It was one of those summer days in D.C. when people were ducking into steam baths to cool off. My feet were propped up on my desk, and just as I noticed that my shoes had started to sweat, the phone rang.
"How long has it been since you've heard a good 'My goodness'?" she asked in a voice that was all New York neo-con.
"Months," I answered. "What's it to you?"
"That's just it," she said. "Rumsfeld says 'My goodness' when he's good and steamed, or just every now and then. He's not said it in a while now. He's not really said anything. They've got to be shutting him up. Or worse," she added, and her voice started to tremble.
"Calm down," I told her. "Rummy was in the Rose Garden on Monday when Bush said he'd back an intelligence czar."
"That couldn't have been him," she said. "Rummy would never stand for that. He has his own boutique intelligence unit in the Pentagon, employing Leo Straussian analysis to find hidden truths."
"Like the weapons of mass destruction," I replied. "Like the chow-down in Prague between Mohamed Atta and the tooth fairy. Like we can occupy all of Iraq with a couple of brigades and the Woodcraft Rangers handling psy-ops. Like -- "
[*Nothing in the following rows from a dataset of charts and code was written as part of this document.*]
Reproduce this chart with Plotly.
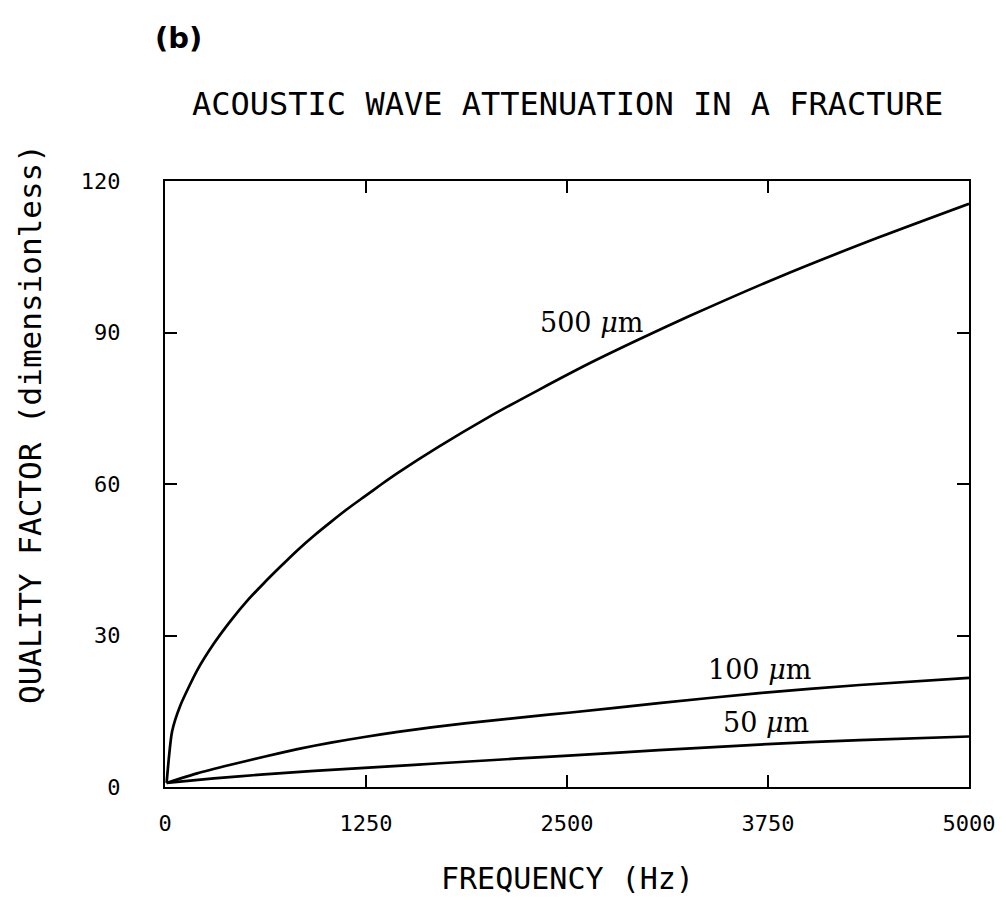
import plotly.graph_objects as go

# Frequency (Hz) and quality factor
freq_500 = [10, 44, 96, 200, 304, 408, 512, 616, 720, 824, 928, 1032, 1136, 1240, 1344, 1448,
            1698, 2010, 2322, 2634, 2946, 3258, 3820, 4444, 5000]
q_500 = [0.8, 11.0, 16.2, 23.1, 28.4, 32.9, 36.9, 40.4, 43.7, 46.9, 49.8, 52.5, 55.1, 57.5, 59.9, 62.2,
         67.3, 73.2, 78.6, 83.8, 88.6, 93.2, 101.0, 108.9, 115.5]

freq_100 = [10, 200, 408, 616, 824, 1032, 1240, 1448, 1656, 1864, 2072, 2280, 2509, 3071, 3695, 4320, 5000]
q_100 = [0.8, 2.7, 4.4, 6.0, 7.5, 8.8, 9.9, 10.9, 11.8, 12.6, 13.3, 14.0, 14.7, 16.6, 18.6, 20.2, 21.6]

freq_50 = [10, 304, 616, 928, 1240, 1552, 1864, 2176, 2509, 3071, 3695, 4320, 5000]
q_50 = [0.8, 1.7, 2.5, 3.2, 3.8, 4.4, 5.0, 5.6, 6.2, 7.3, 8.4, 9.3, 10.0]

x_ticks = [0, 1250, 2500, 3750, 5000]
y_ticks = [0, 30, 60, 90, 120]

curve_labels = ["500 <i>μ</i>m", "100 <i>μ</i>m", "50 <i>μ</i>m"]
label_pos_f = [2650, 3700, 3740]
label_pos_q = [92, 23.2, 12.8]

MONO = "DejaVu Sans Mono"
SERIF = "DejaVu Serif"

fig = go.Figure()
for fx, qy in [(freq_500, q_500), (freq_100, q_100), (freq_50, q_50)]:
    fig.add_trace(go.Scatter(x=fx, y=qy, mode="lines",
                             line=dict(color="black", width=2.7, shape="spline", smoothing=0.6),
                             showlegend=False, hoverinfo="skip"))

for txt, fx, qy in zip(curve_labels, label_pos_f, label_pos_q):
    fig.add_annotation(x=fx, y=qy, xref="x", yref="y", text=txt, showarrow=False,
                       font=dict(family=SERIF, size=27, color="black"))

fig.update_layout(
    width=1006, height=917,
    margin=dict(l=165, r=37, t=181, b=130),
    plot_bgcolor="white", paper_bgcolor="white",
    font=dict(family=MONO, color="black"),
)
fig.update_xaxes(range=[0, 5000], tickvals=x_ticks, ticktext=[str(v) for v in x_ticks],
                 ticks="inside", ticklen=12, tickwidth=2, tickcolor="black",
                 showline=True, linewidth=2, linecolor="black", mirror="ticks",
                 showgrid=False, zeroline=False, tickfont=dict(family=MONO, size=22),
                 ticklabelstandoff=16)
fig.update_yaxes(range=[0, 120], tickvals=y_ticks, ticktext=[str(v) for v in y_ticks],
                 ticks="inside", ticklen=12, tickwidth=2, tickcolor="black",
                 showline=True, linewidth=2, linecolor="black", mirror="ticks",
                 showgrid=False, zeroline=False, tickfont=dict(family=MONO, size=22),
                 ticklabelstandoff=38)

fig.add_annotation(text="ACOUSTIC WAVE ATTENUATION IN A FRACTURE", xref="paper", yref="paper",
                   x=0.5, y=1.0, yshift=98, showarrow=False, font=dict(family=MONO, size=32))
fig.add_annotation(text="FREQUENCY (Hz)", xref="paper", yref="paper", x=0.5, y=0, yshift=-111,
                   showarrow=False, font=dict(family=MONO, size=30))
fig.add_annotation(text="QUALITY FACTOR (dimensionless)", xref="paper", yref="paper",
                   x=0, xshift=-155, y=0.5, yshift=60, textangle=-90, showarrow=False,
                   font=dict(family=MONO, size=31))
fig.add_annotation(text="<b>(b)</b>", xref="paper", yref="paper", x=0, xshift=-12, y=1.0, yshift=162,
                   showarrow=False, font=dict(family="DejaVu Sans", size=29))

fig.write_html("out.html")
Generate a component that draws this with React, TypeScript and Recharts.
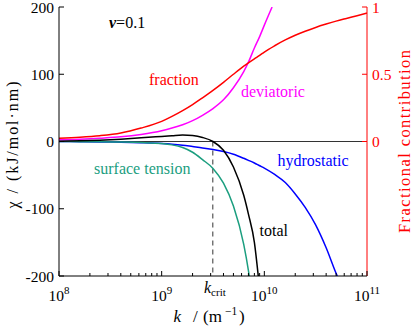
import React from "react";
import { ComposedChart, Line, XAxis, YAxis, ReferenceLine } from "recharts";

// wavenumber grid k (m^-1), shared by all curves
const kGrid = [
  1e8, 1.6e8, 2.5e8, 4e8, 6.3e8, 1e9, 1.26e9, 1.6e9, 2e9, 2.5e9, 3.16e9, 4e9, 5e9, 6.3e9, 7e9, 7.13e9,
  8e9, 8.73e9, 9e9, 1e10, 1.19e10, 1.26e10, 1.6e10, 2e10, 2.5e10, 3.16e10, 4e10, 5e10, 5.13e10, 6.3e10, 8e10, 1e11,
];
// fractional contribution (right axis)
const fraction = [
  0.025, 0.032, 0.043, 0.063, 0.1, 0.15, 0.187, 0.23, 0.275, 0.325, 0.38, 0.44, 0.5, 0.56, 0.585, null,
  0.615, null, 0.64, 0.665, null, 0.712, 0.755, 0.79, 0.82, 0.848, 0.873, 0.895, null, 0.915, 0.935, 0.955,
];
// chi in kJ/mol.nm (left axis)
const deviatoric = [
  2.5, 3.5, 5, 7, 10.5, 16, 20, 25, 31, 39, 49, 62, 80, 104, 118, null,
  139, null, 156, 173, 200, null, null, null, null, null, null, null, null, null, null, null,
];
const total = [
  0.3, 1, 2, 3.5, 5.5, 7.5, 8.5, 9.5, 8.8, 6, 0, -13, -38, -80, -108, null,
  -150, -200, null, null, null, null, null, null, null, null, null, null, null, null, null, null,
];
const surfaceTension = [
  0, -0.2, -0.4, -0.8, -1.5, -3, -5, -9, -16, -27, -40, -62, -96, -153, -192, -200,
  null, null, null, null, null, null, null, null, null, null, null, null, null, null, null, null,
];
const hydrostatic = [
  0, -0.3, -0.6, -1, -1.8, -3, -4, -5.5, -7.5, -9.5, -12, -15, -19, -25, -28, null,
  -32, null, -36, -39.5, null, -49, -61, -78, -98, -124, -158, -196, -200, null, null, null,
];

const kCrit = 3.15e9;
const majorTicks = [1e8, 1e9, 1e10, 1e11];
const minorTicks = [8, 9, 10].flatMap((e) => [2, 3, 4, 5, 6, 7, 8, 9].map((m) => m * 10 ** e));
const xTicks = [...majorTicks, ...minorTicks].sort((a, b) => a - b);
const leftTicks = [-200, -100, 0, 100, 200];
const rightTicks = [0, 0.5, 1];

const data = kGrid.map((k, i) => ({
  k,
  fraction: fraction[i],
  deviatoric: deviatoric[i],
  total: total[i],
  surface: surfaceTension[i],
  hydro: hydrostatic[i],
}));

const FONT = "Liberation Serif, DejaVu Serif, serif";
const serif = { fontFamily: FONT };

function XTick(props: any) {
  const { x, y, payload, top } = props;
  const lg = Math.log10(payload.value);
  const exp = Math.round(lg);
  const major = Math.abs(lg - exp) < 1e-6;
  const len = major ? 5 : 3;
  return (
    <g>
      <line x1={x} x2={x} y1={y} y2={top ? y + len : y - len} stroke="#000" strokeWidth={1} />
      {!top && major && (
        <text x={x} y={y + 25} textAnchor="middle" fontSize={15.5} style={serif} fill="#000">
          10<tspan dy={-7} fontSize={11}>{exp}</tspan>
        </text>
      )}
    </g>
  );
}

export default function App() {
  return (
    <div style={{ position: "absolute", left: 0, top: 0, width: 413, height: 329, background: "#fff", ...serif }}>
      <ComposedChart width={413} height={329} data={data} margin={{ top: 7, right: 0, bottom: 0, left: 0 }} style={serif}>
        <XAxis xAxisId="b" dataKey="k" type="number" scale="log" domain={[1e8, 1e11]} ticks={xTicks} interval={0}
          height={53} tickSize={0} tickMargin={0} tickLine={false} axisLine={{ stroke: "#000" }} allowDataOverflow
          tick={(p: any) => <XTick {...p} top={false} />} />
        <XAxis xAxisId="t" orientation="top" dataKey="k" type="number" scale="log" domain={[1e8, 1e11]} ticks={xTicks}
          interval={0} height={0} tickSize={0} tickMargin={0} tickLine={false} axisLine={{ stroke: "#000" }} allowDataOverflow
          tick={(p: any) => <XTick {...p} top={true} />} />
        <YAxis yAxisId="l" domain={[-200, 200]} ticks={leftTicks} interval={0} width={59} tickSize={-5} tickMargin={10}
          axisLine={{ stroke: "#000" }} tickLine={{ stroke: "#000" }} allowDataOverflow
          tick={{ fill: "#000", fontSize: 15.5, style: serif }} />
        <YAxis yAxisId="r" orientation="right" domain={[-1, 1]} ticks={rightTicks} interval={0} width={46} tickSize={-5}
          tickMargin={10} axisLine={{ stroke: "#ff0000" }} tickLine={{ stroke: "#ff0000" }} allowDataOverflow
          tick={{ fill: "#ff0000", fontSize: 15.5, style: serif, textAnchor: "start" }} />
        <ReferenceLine xAxisId="b" yAxisId="l" y={0} stroke="#333" strokeWidth={1} />
        <ReferenceLine xAxisId="b" yAxisId="l" segment={[{ x: kCrit, y: 0 }, { x: kCrit, y: -200 }]}
          stroke="#333" strokeDasharray="5 4" strokeWidth={1} />
        <Line xAxisId="b" yAxisId="l" dataKey="hydro" stroke="#0000ff" strokeWidth={1.5} dot={false} type="monotone" connectNulls isAnimationActive={false} />
        <Line xAxisId="b" yAxisId="l" dataKey="surface" stroke="#1b9e7f" strokeWidth={1.5} dot={false} type="monotone" connectNulls isAnimationActive={false} />
        <Line xAxisId="b" yAxisId="l" dataKey="deviatoric" stroke="#ff00ff" strokeWidth={1.5} dot={false} type="monotone" connectNulls isAnimationActive={false} />
        <Line xAxisId="b" yAxisId="l" dataKey="total" stroke="#000" strokeWidth={1.5} dot={false} type="monotone" connectNulls isAnimationActive={false} />
        <Line xAxisId="b" yAxisId="r" dataKey="fraction" stroke="#ff0000" strokeWidth={1.5} dot={false} type="monotone" connectNulls isAnimationActive={false} />
      </ComposedChart>
      <svg width={413} height={329} style={{ position: "absolute", left: 0, top: 0, pointerEvents: "none", ...serif }}>
        <text x={109} y={28} fontSize={16} fill="#000" style={serif}>
          <tspan fontWeight="bold" fontStyle="italic">v</tspan>=0.1
        </text>
        <text x={149} y={84.5} fontSize={16} fill="#ff0000" style={serif}>fraction</text>
        <text x={241} y={96.5} fontSize={16} fill="#ff00ff" style={serif}>deviatoric</text>
        <text x={94} y={174} fontSize={16} fill="#1b9e7f" style={serif}>surface tension</text>
        <text x={277.5} y={165.5} fontSize={16} fill="#0000ff" style={serif}>hydrostatic</text>
        <text x={259.5} y={236} fontSize={16} fill="#000" style={serif}>total</text>
        <text x={204} y={293} fontSize={16} fill="#000" style={serif}>
          <tspan fontStyle="italic">k</tspan><tspan dy={3} fontSize={11}>crit</tspan>
        </text>
        <text y={321.5} fontSize={17} fill="#000" style={serif}>
          <tspan x={173.5} fontStyle="italic">k</tspan>
          <tspan x={193}>/</tspan>
          <tspan x={203}>(m</tspan>
          <tspan x={225} dy={-7} fontSize={11.5}>−1</tspan>
          <tspan x={239} dy={7}>)</tspan>
        </text>
        <text transform="translate(18,145) rotate(-90)" fontSize={16} fill="#000" textAnchor="middle" textLength={127} lengthAdjust="spacing" style={serif}>
          χ / (kJ/mol·nm)
        </text>
        <text transform="translate(410,141.5) rotate(-90)" fontSize={16.5} fill="#ff0000" textAnchor="middle" textLength={183} lengthAdjust="spacing" style={serif}>
          Fractional contribution
        </text>
      </svg>
    </div>
  );
}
"Mr. Marlowe, I'm not hiring you for your jejune political rants," she said. "I want to know what's happened to Donald Rumsfeld. He's vanished. I'm concerned."
Turned out the dame was named Midge Decter, a neo-con who'd written a love letter of a book on Rumsfeld last year. And the dame had a point. Rummy had all but vanished in the past six weeks or so. All those Pentagon news conferences and Sunday morning shows were suddenly Rummy-less. Somebody was clamming him up, or jamming him -- or worse.
Could be the Abu Ghraib business. After a couple of days digging around, I discovered in the current issue of Newsweek a story that speculates that Rummy's own special committee to investigate how nice American boys and girls turned into a Junior Gestapo might actually finger Rummy himself.
But that couldn't be the whole story. Rummy's been under wraps for a while now. In fact, he disappeared around the time U.S. forces in Iraq disappeared.
I mean, what have we heard out of our guys since we transferred power, as we say, to the Iraqis at the end of June? The whole occupation is under wraps. In June, when we were running the joint, 42 American soldiers were killed. In July, when we'd reduced ourselves to a historical footnote, 54 American soldiers died, but who knew it? None of our guys is around to talk about the occupation anymore. L. Paul Bremer is gone. Lt. Gen. Ricardo Sanchez is gone. Rummy is -- well, that's what I was trying to find out.
We've gone from Mission Accomplished to Mission Invisible. The fact that we still have men and women in harm's way doesn't play very well if the boss is going to get reelected. The fact that we never had a plan for Iraq after Saddam Hussein -- or, worse, that we had plans from the generals and from State and from the CIA, and that Rummy trashed them all and figured we could run the place with nothing more than Ahmed Chalabi and the Ballet Russe de Monte Carlo -- is not something the Bush boys want voters thinking about as the election draws near.
But Bush doesn't whack you if you're loyal. That would be admitting a mistake, and Bush is such a strong leader he can't do that. Yet somebody has Rummy walled up somewhere, and so I paid that somebody a call.
"So the neos are looking for him," Karl Rove chuckled. "Let 'em look. Don't they understand that their role at election time is to hide? Lay low? Scram? That we breed these compassionate-conservative cicadas that come out every four years at Republican conventions, that we've got gay marriage for the sticks, that the last thing we need to do is parade around the architects of the Iraq war?"
He rose, walked behind his desk and threw open a closet door. There they all were, Rumsfeld, Paul Wolfowitz, the whole gang, poring over maps, planning the invasions of Old Europe, California, and the Democratic 527s. "Mum's the word," said Rove.
It was all pretty neat. Screw up a war and our foreign relations, go into hiding, and come right back after Election Day. A neo-con job if ever there was one.